最近は薪割りが楽しくて、土倉製材所と共同で薪屋を始める計画もあるという修平さん。
「別荘に通うのは、こちらですべき楽しみがあるからです。それは木工だったり、ゴルフだったり、薪だったり。別荘に集中したいので、仕事のパソコンはいつも自宅に置いていきます」
日常と別荘の間に境界線を引き、そのメリハリを楽しむ茂呂さん夫妻。もしかすると、都会と田舎で、2つの人生を生きているような充足感があるのかもしれない。
玄関脇に置かれたポストや椅子は、別荘に通い始めた当初、修平さんがつくったもの。
レッドシダーをふんだんに使用。丸ログより圧迫感の少ない角ログを選んだ。
標高は850mほどで、冬は氷点下10℃を下回ることも。薪ストーブとこたつを併用している。

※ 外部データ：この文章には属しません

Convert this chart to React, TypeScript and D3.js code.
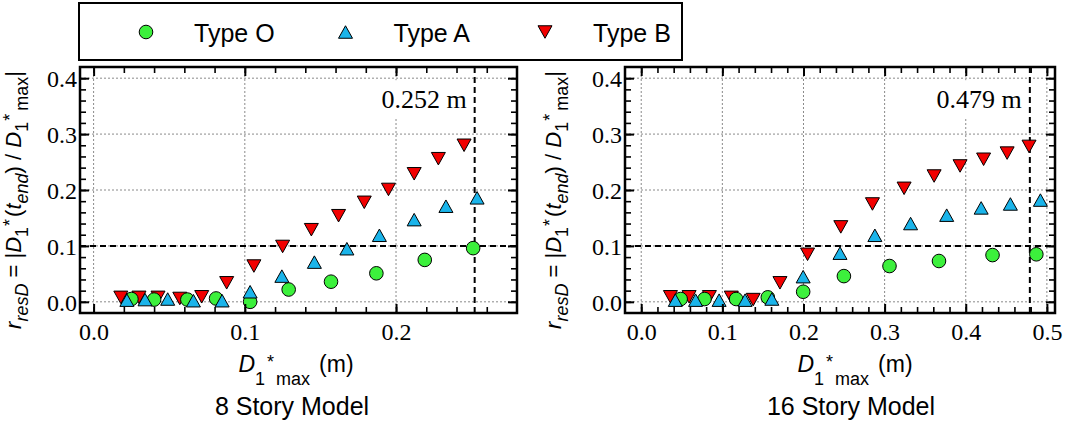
import React, { useEffect, useRef } from 'react';
import * as d3 from 'd3';

type Pt = [number, number];

// series names / colours (legend order)
const seriesNames = ['Type O', 'Type A', 'Type B'];
const seriesColors = ['#3cf03c', '#1ab4ea', '#f20000'];
const seriesShapes = ['circle', 'up', 'down'];

// 8 story model: [D1*max (m), r_resD]
const story8TypeO: Pt[] = [
  [0.025, 0.005], [0.040, 0.004], [0.062, 0.004], [0.081, 0.006], [0.1035, 0.0],
  [0.129, 0.022], [0.157, 0.036], [0.187, 0.051], [0.219, 0.075], [0.251, 0.096],
];
const story8TypeA: Pt[] = [
  [0.022, 0.003], [0.034, 0.004], [0.049, 0.005], [0.066, 0.002], [0.085, 0.002],
  [0.1035, 0.018], [0.1245, 0.046], [0.146, 0.071], [0.1675, 0.095], [0.189, 0.119],
  [0.212, 0.147], [0.233, 0.171], [0.2536, 0.186],
];
const story8TypeB: Pt[] = [
  [0.018, 0.008], [0.030, 0.008], [0.0426, 0.008], [0.057, 0.006], [0.0715, 0.009],
  [0.088, 0.034], [0.106, 0.064], [0.125, 0.099], [0.144, 0.129], [0.162, 0.154],
  [0.179, 0.178], [0.195, 0.201], [0.212, 0.229], [0.228, 0.256], [0.245, 0.280],
];

// 16 story model
const story16TypeO: Pt[] = [
  [0.0486, 0.005], [0.078, 0.005], [0.117, 0.005], [0.156, 0.008], [0.1996, 0.018],
  [0.2498, 0.046], [0.306, 0.064], [0.367, 0.073], [0.433, 0.0836], [0.487, 0.085],
];
const story16TypeA: Pt[] = [
  [0.042, 0.003], [0.067, 0.003], [0.096, 0.003], [0.128, 0.003], [0.161, 0.005],
  [0.1996, 0.045], [0.245, 0.087], [0.288, 0.119], [0.332, 0.140], [0.3765, 0.155],
  [0.419, 0.168], [0.455, 0.175], [0.492, 0.182],
];
const story16TypeB: Pt[] = [
  [0.036, 0.009], [0.059, 0.009], [0.084, 0.009], [0.111, 0.008], [0.138, 0.004],
  [0.171, 0.034], [0.205, 0.085], [0.246, 0.134], [0.285, 0.175], [0.324, 0.203],
  [0.361, 0.225], [0.393, 0.243], [0.422, 0.255], [0.451, 0.266], [0.478, 0.278],
];

const panelTitles = ['8 Story Model', '16 Story Model'];
const limitValues = [0.252, 0.479];
const limitLabels = ['0.252 m', '0.479 m'];
const thresholdValue = 0.1;
const yTickValues = [0, 0.1, 0.2, 0.3, 0.4];
const xTickValues = [
  [0, 0.1, 0.2],
  [0, 0.1, 0.2, 0.3, 0.4, 0.5],
];

const SERIF = '"Liberation Serif", "Times New Roman", serif';
const SANS = '"Liberation Sans", Arial, sans-serif';

const W = 1065;
const H = 426;

type Part = { t: string; size: number; italic?: boolean; dx?: number; dy?: number };

const appendParts = (text: d3.Selection<SVGTextElement, unknown, null, undefined>, parts: Part[]) => {
  parts.forEach(p => {
    text
      .append('tspan')
      .style('font-size', `${p.size}px`)
      .style('font-style', p.italic ? 'italic' : 'normal')
      .attr('dx', p.dx || 0)
      .attr('dy', p.dy || 0)
      .text(p.t);
  });
};

const yLabelParts: Part[] = [
  { t: 'r', size: 22, italic: true },
  { t: 'resD', size: 18, italic: true, dy: 7 },
  { t: ' = |', size: 22, dy: -7 },
  { t: 'D', size: 22, italic: true },
  { t: '1', size: 18, dy: 7 },
  { t: '*', size: 18, dx: 1, dy: -12 },
  { t: '(', size: 22, dx: 2, dy: 5 },
  { t: 't', size: 22, italic: true },
  { t: 'end', size: 18, italic: true, dy: 7 },
  { t: ') / ', size: 22, dy: -7 },
  { t: 'D', size: 22, italic: true },
  { t: '1', size: 18, dy: 7 },
  { t: '*', size: 18, dx: 1, dy: -12 },
  { t: 'max', size: 18, dx: 3, dy: 12 },
  { t: '|', size: 22, dy: -7 },
];

const xLabelParts: Part[] = [
  { t: 'D', size: 23, italic: true },
  { t: '1', size: 18, dy: 13 },
  { t: '*', size: 18, dx: 2, dy: -17 },
  { t: 'max', size: 18, dx: 2, dy: 17 },
  { t: '(m)', size: 23, dx: 9, dy: -13 },
];

const shapePath = (shape: string) => {
  const w = 14;
  const h = 12.5;
  if (shape === 'up') return `M0,${-h / 2}L${w / 2},${h / 2}L${-w / 2},${h / 2}Z`;
  if (shape === 'down') return `M0,${h / 2}L${w / 2},${-h / 2}L${-w / 2},${-h / 2}Z`;
  return d3.symbol().type(d3.symbolCircle).size(Math.PI * 6.8 * 6.8)() as string;
};

const inside = (lo: number, hi: number, step: number) =>
  d3
    .range(Math.ceil(lo / step - 1e-6), Math.floor(hi / step + 1e-6) + 1)
    .map(i => +(i * step).toFixed(4))
    .filter(v => v > lo + 1e-6 && v < hi - 1e-6);

const App: React.FC = () => {
  const svgRef = useRef<SVGSVGElement>(null);

  useEffect(() => {
    if (!svgRef.current) return;
    const svg = d3.select(svgRef.current);
    svg.selectAll('*').remove();

    const layouts = [
      { left: 80, right: 517, xDomain: [-0.009, 0.28], yLabelX: 21, titleX: 296 },
      { left: 625, right: 1055, xDomain: [-0.02, 0.51], yLabelX: 561, titleX: 855 },
    ];
    const top = 67;
    const bottom = 313;
    const yDomain = [-0.02, 0.42];
    const data = [
      [story8TypeO, story8TypeA, story8TypeB],
      [story16TypeO, story16TypeA, story16TypeB],
    ];
    const drawOrder = [2, 0, 1];

    layouts.forEach((lay, pi) => {
      const x = d3.scaleLinear().domain(lay.xDomain).range([lay.left, lay.right]);
      const y = d3.scaleLinear().domain(yDomain).range([bottom, top]);
      const g = svg.append('g');

      // grid
      g.selectAll('.vgrid')
        .data(xTickValues[pi])
        .enter()
        .append('line')
        .attr('x1', d => x(d))
        .attr('x2', d => x(d))
        .attr('y1', top)
        .attr('y2', bottom)
        .attr('stroke', '#8a8a8a')
        .attr('stroke-width', 1)
        .attr('stroke-dasharray', '2,2');
      g.selectAll('.hgrid')
        .data(yTickValues)
        .enter()
        .append('line')
        .attr('x1', lay.left)
        .attr('x2', lay.right)
        .attr('y1', d => y(d))
        .attr('y2', d => y(d))
        .attr('stroke', '#8a8a8a')
        .attr('stroke-width', 1)
        .attr('stroke-dasharray', '2,2');

      // limit annotation
      const labelEnd = x(limitValues[pi]) - 8;
      const box = g.append('rect').attr('fill', 'white');
      const lbl = g
        .append('text')
        .attr('x', labelEnd)
        .attr('y', 108)
        .attr('text-anchor', 'end')
        .style('font-family', SERIF)
        .style('font-size', '26px')
        .text(limitLabels[pi]);
      const bb = (lbl.node() as SVGTextElement).getBBox();
      box
        .attr('x', bb.x - 4)
        .attr('y', y(0.4) + 2)
        .attr('width', bb.width + 8)
        .attr('height', 117 - y(0.4) - 2);

      // dashed reference lines
      g.append('line')
        .attr('x1', lay.left)
        .attr('x2', lay.right)
        .attr('y1', y(thresholdValue))
        .attr('y2', y(thresholdValue))
        .attr('stroke', '#000')
        .attr('stroke-width', 2)
        .attr('stroke-dasharray', '6,4');
      g.append('line')
        .attr('x1', x(limitValues[pi]))
        .attr('x2', x(limitValues[pi]))
        .attr('y1', top)
        .attr('y2', bottom)
        .attr('stroke', '#000')
        .attr('stroke-width', 2)
        .attr('stroke-dasharray', '6,4');

      // markers
      drawOrder.forEach(si => {
        g.selectAll(`.s${si}`)
          .data(data[pi][si])
          .enter()
          .append('path')
          .attr('d', shapePath(seriesShapes[si]))
          .attr('transform', d => `translate(${x(d[0])},${y(d[1])})`)
          .attr('fill', seriesColors[si])
          .attr('stroke', '#000')
          .attr('stroke-width', 1);
      });

      // axes: major + minor, ticks inward on all sides
      const fmt = d3.format('.1f');
      const xMinor = inside(lay.xDomain[0], lay.xDomain[1], 0.02);
      const yMinor = inside(yDomain[0], yDomain[1], 0.02);
      const xMajor = xTickValues[pi].filter(v => v > lay.xDomain[0] && v < lay.xDomain[1]);

      const styleAxis = (sel: d3.Selection<SVGGElement, unknown, null, undefined>, w: number) => {
        sel.select('.domain').remove();
        sel.attr('font-family', SERIF).attr('font-size', 24);
        sel.selectAll('line').attr('stroke-width', w);
        sel
          .selectAll('text')
          .style('font-family', SERIF)
          .style('font-size', '24px')
          .attr('fill', '#000');
      };

      const bx = g.append('g').attr('transform', `translate(0,${bottom})`);
      bx.call(d3.axisBottom(x).tickValues(xMajor).tickSize(-9).tickSizeOuter(0).tickPadding(10).tickFormat(d => fmt(d as number)));
      styleAxis(bx, 2);
      const bxm = g.append('g').attr('transform', `translate(0,${bottom})`);
      bxm.call(d3.axisBottom(x).tickValues(xMinor).tickSize(-6).tickSizeOuter(0).tickFormat(() => ''));
      styleAxis(bxm, 1.6);

      const tx = g.append('g').attr('transform', `translate(0,${top})`);
      tx.call(d3.axisTop(x).tickValues(xMajor).tickSize(-9).tickSizeOuter(0).tickFormat(() => ''));
      styleAxis(tx, 2);
      const txm = g.append('g').attr('transform', `translate(0,${top})`);
      txm.call(d3.axisTop(x).tickValues(xMinor).tickSize(-6).tickSizeOuter(0).tickFormat(() => ''));
      styleAxis(txm, 1.6);

      const ly = g.append('g').attr('transform', `translate(${lay.left},0)`);
      ly.call(d3.axisLeft(y).tickValues(yTickValues).tickSize(-9).tickSizeOuter(0).tickPadding(3).tickFormat(d => fmt(d as number)));
      styleAxis(ly, 2);
      ly.selectAll('text').attr('dy', '0.36em');
      const lym = g.append('g').attr('transform', `translate(${lay.left},0)`);
      lym.call(d3.axisLeft(y).tickValues(yMinor).tickSize(-6).tickSizeOuter(0).tickFormat(() => ''));
      styleAxis(lym, 1.6);

      const ry = g.append('g').attr('transform', `translate(${lay.right},0)`);
      ry.call(d3.axisRight(y).tickValues(yTickValues).tickSize(-9).tickSizeOuter(0).tickFormat(() => ''));
      styleAxis(ry, 2);
      const rym = g.append('g').attr('transform', `translate(${lay.right},0)`);
      rym.call(d3.axisRight(y).tickValues(yMinor).tickSize(-6).tickSizeOuter(0).tickFormat(() => ''));
      styleAxis(rym, 1.6);

      // frame
      g.append('rect')
        .attr('x', lay.left)
        .attr('y', top)
        .attr('width', lay.right - lay.left)
        .attr('height', bottom - top)
        .attr('fill', 'none')
        .attr('stroke', '#000')
        .attr('stroke-width', 2.5);

      // axis titles
      const yl = g
        .append('text')
        .attr('transform', `translate(${lay.yLabelX},${(top + bottom) / 2 + 10}) rotate(-90)`)
        .attr('text-anchor', 'middle')
        .style('font-family', SANS)
        .style('white-space', 'pre');
      appendParts(yl, yLabelParts);

      const xl = g
        .append('text')
        .attr('x', lay.titleX)
        .attr('y', 372)
        .attr('text-anchor', 'middle')
        .style('font-family', SANS)
        .style('white-space', 'pre');
      appendParts(xl, xLabelParts);

      g.append('text')
        .attr('x', lay.titleX - 4)
        .attr('y', 415)
        .attr('text-anchor', 'middle')
        .style('font-family', SANS)
        .style('font-size', '25px')
        .text(panelTitles[pi]);
    });

    // legend
    const lg = svg.append('g');
    lg.append('rect')
      .attr('x', 79)
      .attr('y', 3)
      .attr('width', 603)
      .attr('height', 57)
      .attr('fill', 'white')
      .attr('stroke', '#000')
      .attr('stroke-width', 2);
    const legendX = d3.scalePoint<number>().domain([0, 1, 2]).range([146, 545]);
    seriesNames.forEach((name, i) => {
      lg.append('path')
        .attr('d', shapePath(seriesShapes[i]))
        .attr('transform', `translate(${legendX(i)},32)`)
        .attr('fill', seriesColors[i])
        .attr('stroke', '#000')
        .attr('stroke-width', 1);
      lg.append('text')
        .attr('x', (legendX(i) as number) + 48)
        .attr('y', 42)
        .style('font-family', SANS)
        .style('font-size', '25px')
        .text(name);
    });
  }, []);

  return (
    <svg
      ref={svgRef}
      width={W}
      height={H}
      style={{ position: 'absolute', left: 0, top: 0, background: 'white' }}
    ></svg>
  );
};

export default App;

別荘滞在時は、愛犬との散歩や読書など、のんびりするのが好きという尚美さん。
ビアデッド・コリーの宙くんと散歩。周辺には犬を飼っている定住者も多い。
修平さんは1〜2カ月に1回ほど埼玉の自宅に戻り、尚美さんも同じくらいのペースで飯綱町に来る。
田舎メインの二地域居住に切り替えたのをきっかけに、薪割り機と軽トラを購入。
地元の老舗ログハウスメーカー「土倉製材所」の土倉さんとは別荘を建てたときからの付き合い。
飯綱町での楽しみ
埼玉への帰省時、お土産を買うためによく立ち寄る「農産物直売所さんちゃん」。
さんちゃんの隣にある食事処「食ごよみ 日和」でランチ。飯綱町で育った「信濃地鶏」を使った中華そばが人気。
霊仙寺湖近くにある日帰り温泉施設「むれ温泉 天狗の館」。
回数券を利用して温泉を楽しむ修平さん。
茂呂さん夫妻のお気に入りは、飯綱町役場近くの「美濃屋菓子店」の大判焼。